*Exercise requirements*
Repeat every line below exactly as it reads.

*Stored data*
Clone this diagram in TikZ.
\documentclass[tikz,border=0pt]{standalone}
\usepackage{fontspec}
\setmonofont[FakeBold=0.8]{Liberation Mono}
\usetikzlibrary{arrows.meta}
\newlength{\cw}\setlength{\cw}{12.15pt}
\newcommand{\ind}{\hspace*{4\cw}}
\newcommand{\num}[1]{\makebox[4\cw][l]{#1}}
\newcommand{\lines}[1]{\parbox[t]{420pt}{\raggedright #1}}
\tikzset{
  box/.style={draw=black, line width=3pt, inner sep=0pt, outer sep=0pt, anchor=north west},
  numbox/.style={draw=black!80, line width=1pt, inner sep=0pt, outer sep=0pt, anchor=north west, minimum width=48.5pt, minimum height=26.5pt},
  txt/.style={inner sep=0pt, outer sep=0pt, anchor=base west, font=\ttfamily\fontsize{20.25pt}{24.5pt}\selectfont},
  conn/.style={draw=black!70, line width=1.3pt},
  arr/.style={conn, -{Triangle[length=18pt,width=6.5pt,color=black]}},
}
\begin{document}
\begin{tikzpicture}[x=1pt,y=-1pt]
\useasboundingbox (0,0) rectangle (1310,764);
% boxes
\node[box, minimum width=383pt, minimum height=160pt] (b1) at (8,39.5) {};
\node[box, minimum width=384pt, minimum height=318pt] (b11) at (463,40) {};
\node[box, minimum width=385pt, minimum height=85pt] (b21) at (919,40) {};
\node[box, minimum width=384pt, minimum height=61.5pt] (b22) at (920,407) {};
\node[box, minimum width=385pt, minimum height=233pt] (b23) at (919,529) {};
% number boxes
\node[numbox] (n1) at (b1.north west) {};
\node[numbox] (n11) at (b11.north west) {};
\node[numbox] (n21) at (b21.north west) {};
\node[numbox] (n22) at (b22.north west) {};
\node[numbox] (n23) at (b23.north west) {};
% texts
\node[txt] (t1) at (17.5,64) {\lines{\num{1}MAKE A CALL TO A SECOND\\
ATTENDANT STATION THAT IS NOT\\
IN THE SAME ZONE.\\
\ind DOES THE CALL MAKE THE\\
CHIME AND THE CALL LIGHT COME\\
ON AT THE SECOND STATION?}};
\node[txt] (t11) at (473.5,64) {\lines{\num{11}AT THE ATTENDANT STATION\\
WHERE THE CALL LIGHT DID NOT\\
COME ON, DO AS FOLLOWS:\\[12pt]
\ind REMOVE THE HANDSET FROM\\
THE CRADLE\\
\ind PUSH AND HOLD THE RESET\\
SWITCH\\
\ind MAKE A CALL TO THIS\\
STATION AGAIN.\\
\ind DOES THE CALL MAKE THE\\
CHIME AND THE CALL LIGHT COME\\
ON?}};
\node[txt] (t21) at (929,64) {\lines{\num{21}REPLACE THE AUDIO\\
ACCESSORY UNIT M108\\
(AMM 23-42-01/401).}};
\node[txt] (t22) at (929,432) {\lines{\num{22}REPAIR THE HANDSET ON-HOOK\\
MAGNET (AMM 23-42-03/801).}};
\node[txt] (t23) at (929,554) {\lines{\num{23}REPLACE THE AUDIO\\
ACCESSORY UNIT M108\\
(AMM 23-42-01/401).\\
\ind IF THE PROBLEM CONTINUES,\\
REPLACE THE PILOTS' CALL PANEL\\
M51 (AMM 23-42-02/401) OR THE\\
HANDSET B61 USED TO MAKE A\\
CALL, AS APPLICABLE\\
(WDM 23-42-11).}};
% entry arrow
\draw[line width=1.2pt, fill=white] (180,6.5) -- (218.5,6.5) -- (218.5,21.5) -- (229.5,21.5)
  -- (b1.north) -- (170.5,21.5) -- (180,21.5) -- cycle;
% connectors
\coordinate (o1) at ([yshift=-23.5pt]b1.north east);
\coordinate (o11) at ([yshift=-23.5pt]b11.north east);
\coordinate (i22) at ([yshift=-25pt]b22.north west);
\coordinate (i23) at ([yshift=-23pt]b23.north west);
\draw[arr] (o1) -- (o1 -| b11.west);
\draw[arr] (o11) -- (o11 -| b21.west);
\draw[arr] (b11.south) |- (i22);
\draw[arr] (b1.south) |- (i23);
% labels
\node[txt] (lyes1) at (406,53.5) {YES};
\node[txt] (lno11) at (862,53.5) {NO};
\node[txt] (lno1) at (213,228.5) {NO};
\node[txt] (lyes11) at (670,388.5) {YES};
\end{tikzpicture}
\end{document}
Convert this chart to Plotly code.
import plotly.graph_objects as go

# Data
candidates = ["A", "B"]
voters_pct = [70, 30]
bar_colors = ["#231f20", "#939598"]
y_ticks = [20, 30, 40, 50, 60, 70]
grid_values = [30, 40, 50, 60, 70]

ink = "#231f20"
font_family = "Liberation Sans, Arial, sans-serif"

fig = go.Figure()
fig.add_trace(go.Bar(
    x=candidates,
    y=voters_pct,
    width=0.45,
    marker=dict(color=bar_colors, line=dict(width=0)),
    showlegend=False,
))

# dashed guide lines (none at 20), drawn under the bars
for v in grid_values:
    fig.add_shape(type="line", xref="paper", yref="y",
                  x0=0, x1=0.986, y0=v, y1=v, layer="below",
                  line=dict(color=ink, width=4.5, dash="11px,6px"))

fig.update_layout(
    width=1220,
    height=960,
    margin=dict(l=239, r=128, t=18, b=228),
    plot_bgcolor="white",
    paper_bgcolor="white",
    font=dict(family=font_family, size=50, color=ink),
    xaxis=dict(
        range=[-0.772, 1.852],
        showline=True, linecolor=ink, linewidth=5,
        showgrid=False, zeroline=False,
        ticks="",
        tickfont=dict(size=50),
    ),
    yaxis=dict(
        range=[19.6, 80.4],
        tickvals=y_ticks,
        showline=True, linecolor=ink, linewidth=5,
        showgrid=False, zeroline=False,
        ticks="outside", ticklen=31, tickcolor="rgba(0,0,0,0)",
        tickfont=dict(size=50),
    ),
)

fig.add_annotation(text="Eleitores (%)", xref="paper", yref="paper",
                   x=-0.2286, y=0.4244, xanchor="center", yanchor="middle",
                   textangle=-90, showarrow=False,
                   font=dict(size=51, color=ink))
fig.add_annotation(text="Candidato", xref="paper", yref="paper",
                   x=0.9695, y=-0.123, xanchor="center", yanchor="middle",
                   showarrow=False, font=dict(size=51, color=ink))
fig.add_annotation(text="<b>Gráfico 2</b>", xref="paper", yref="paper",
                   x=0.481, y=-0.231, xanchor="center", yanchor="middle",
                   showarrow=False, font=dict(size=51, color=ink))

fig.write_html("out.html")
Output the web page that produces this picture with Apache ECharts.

*Written answer*
Clone this diagram in TikZ.
\documentclass[tikz,border=0pt]{standalone}
\usepackage{fontspec}
\setmonofont[FakeBold=0.8]{Liberation Mono}
\usetikzlibrary{arrows.meta}
\newlength{\cw}\setlength{\cw}{12.15pt}
\newcommand{\ind}{\hspace*{4\cw}}
\newcommand{\num}[1]{\makebox[4\cw][l]{#1}}
\newcommand{\lines}[1]{\parbox[t]{420pt}{\raggedright #1}}
\tikzset{
  box/.style={draw=black, line width=3pt, inner sep=0pt, outer sep=0pt, anchor=north west},
  numbox/.style={draw=black!80, line width=1pt, inner sep=0pt, outer sep=0pt, anchor=north west, minimum width=48.5pt, minimum height=26.5pt},
  txt/.style={inner sep=0pt, outer sep=0pt, anchor=base west, font=\ttfamily\fontsize{20.25pt}{24.5pt}\selectfont},
  conn/.style={draw=black!70, line width=1.3pt},
  arr/.style={conn, -{Triangle[length=18pt,width=6.5pt,color=black]}},
}
\begin{document}
\begin{tikzpicture}[x=1pt,y=-1pt]
\useasboundingbox (0,0) rectangle (1310,764);
% boxes
\node[box, minimum width=383pt, minimum height=160pt] (b1) at (8,39.5) {};
\node[box, minimum width=384pt, minimum height=318pt] (b11) at (463,40) {};
\node[box, minimum width=385pt, minimum height=85pt] (b21) at (919,40) {};
\node[box, minimum width=384pt, minimum height=61.5pt] (b22) at (920,407) {};
\node[box, minimum width=385pt, minimum height=233pt] (b23) at (919,529) {};
% number boxes
\node[numbox] (n1) at (b1.north west) {};
\node[numbox] (n11) at (b11.north west) {};
\node[numbox] (n21) at (b21.north west) {};
\node[numbox] (n22) at (b22.north west) {};
\node[numbox] (n23) at (b23.north west) {};
% texts
\node[txt] (t1) at (17.5,64) {\lines{\num{1}MAKE A CALL TO A SECOND\\
ATTENDANT STATION THAT IS NOT\\
IN THE SAME ZONE.\\
\ind DOES THE CALL MAKE THE\\
CHIME AND THE CALL LIGHT COME\\
ON AT THE SECOND STATION?}};
\node[txt] (t11) at (473.5,64) {\lines{\num{11}AT THE ATTENDANT STATION\\
WHERE THE CALL LIGHT DID NOT\\
COME ON, DO AS FOLLOWS:\\[12pt]
\ind REMOVE THE HANDSET FROM\\
THE CRADLE\\
\ind PUSH AND HOLD THE RESET\\
SWITCH\\
\ind MAKE A CALL TO THIS\\
STATION AGAIN.\\
\ind DOES THE CALL MAKE THE\\
CHIME AND THE CALL LIGHT COME\\
ON?}};
\node[txt] (t21) at (929,64) {\lines{\num{21}REPLACE THE AUDIO\\
ACCESSORY UNIT M108\\
(AMM 23-42-01/401).}};
\node[txt] (t22) at (929,432) {\lines{\num{22}REPAIR THE HANDSET ON-HOOK\\
MAGNET (AMM 23-42-03/801).}};
\node[txt] (t23) at (929,554) {\lines{\num{23}REPLACE THE AUDIO\\
ACCESSORY UNIT M108\\
(AMM 23-42-01/401).\\
\ind IF THE PROBLEM CONTINUES,\\
REPLACE THE PILOTS' CALL PANEL\\
M51 (AMM 23-42-02/401) OR THE\\
HANDSET B61 USED TO MAKE A\\
CALL, AS APPLICABLE\\
(WDM 23-42-11).}};
% entry arrow
\draw[line width=1.2pt, fill=white] (180,6.5) -- (218.5,6.5) -- (218.5,21.5) -- (229.5,21.5)
  -- (b1.north) -- (170.5,21.5) -- (180,21.5) -- cycle;
% connectors
\coordinate (o1) at ([yshift=-23.5pt]b1.north east);
\coordinate (o11) at ([yshift=-23.5pt]b11.north east);
\coordinate (i22) at ([yshift=-25pt]b22.north west);
\coordinate (i23) at ([yshift=-23pt]b23.north west);
\draw[arr] (o1) -- (o1 -| b11.west);
\draw[arr] (o11) -- (o11 -| b21.west);
\draw[arr] (b11.south) |- (i22);
\draw[arr] (b1.south) |- (i23);
% labels
\node[txt] (lyes1) at (406,53.5) {YES};
\node[txt] (lno11) at (862,53.5) {NO};
\node[txt] (lno1) at (213,228.5) {NO};
\node[txt] (lyes11) at (670,388.5) {YES};
\end{tikzpicture}
\end{document}
Convert this chart to Plotly code.
import plotly.graph_objects as go

# Data
candidates = ["A", "B"]
voters_pct = [70, 30]
bar_colors = ["#231f20", "#939598"]
y_ticks = [20, 30, 40, 50, 60, 70]
grid_values = [30, 40, 50, 60, 70]

ink = "#231f20"
font_family = "Liberation Sans, Arial, sans-serif"

fig = go.Figure()
fig.add_trace(go.Bar(
    x=candidates,
    y=voters_pct,
    width=0.45,
    marker=dict(color=bar_colors, line=dict(width=0)),
    showlegend=False,
))

# dashed guide lines (none at 20), drawn under the bars
for v in grid_values:
    fig.add_shape(type="line", xref="paper", yref="y",
                  x0=0, x1=0.986, y0=v, y1=v, layer="below",
                  line=dict(color=ink, width=4.5, dash="11px,6px"))

fig.update_layout(
    width=1220,
    height=960,
    margin=dict(l=239, r=128, t=18, b=228),
    plot_bgcolor="white",
    paper_bgcolor="white",
    font=dict(family=font_family, size=50, color=ink),
    xaxis=dict(
        range=[-0.772, 1.852],
        showline=True, linecolor=ink, linewidth=5,
        showgrid=False, zeroline=False,
        ticks="",
        tickfont=dict(size=50),
    ),
    yaxis=dict(
        range=[19.6, 80.4],
        tickvals=y_ticks,
        showline=True, linecolor=ink, linewidth=5,
        showgrid=False, zeroline=False,
        ticks="outside", ticklen=31, tickcolor="rgba(0,0,0,0)",
        tickfont=dict(size=50),
    ),
)

fig.add_annotation(text="Eleitores (%)", xref="paper", yref="paper",
                   x=-0.2286, y=0.4244, xanchor="center", yanchor="middle",
                   textangle=-90, showarrow=False,
                   font=dict(size=51, color=ink))
fig.add_annotation(text="Candidato", xref="paper", yref="paper",
                   x=0.9695, y=-0.123, xanchor="center", yanchor="middle",
                   showarrow=False, font=dict(size=51, color=ink))
fig.add_annotation(text="<b>Gráfico 2</b>", xref="paper", yref="paper",
                   x=0.481, y=-0.231, xanchor="center", yanchor="middle",
                   showarrow=False, font=dict(size=51, color=ink))

fig.write_html("out.html")
Output the web page that produces this picture with Apache ECharts.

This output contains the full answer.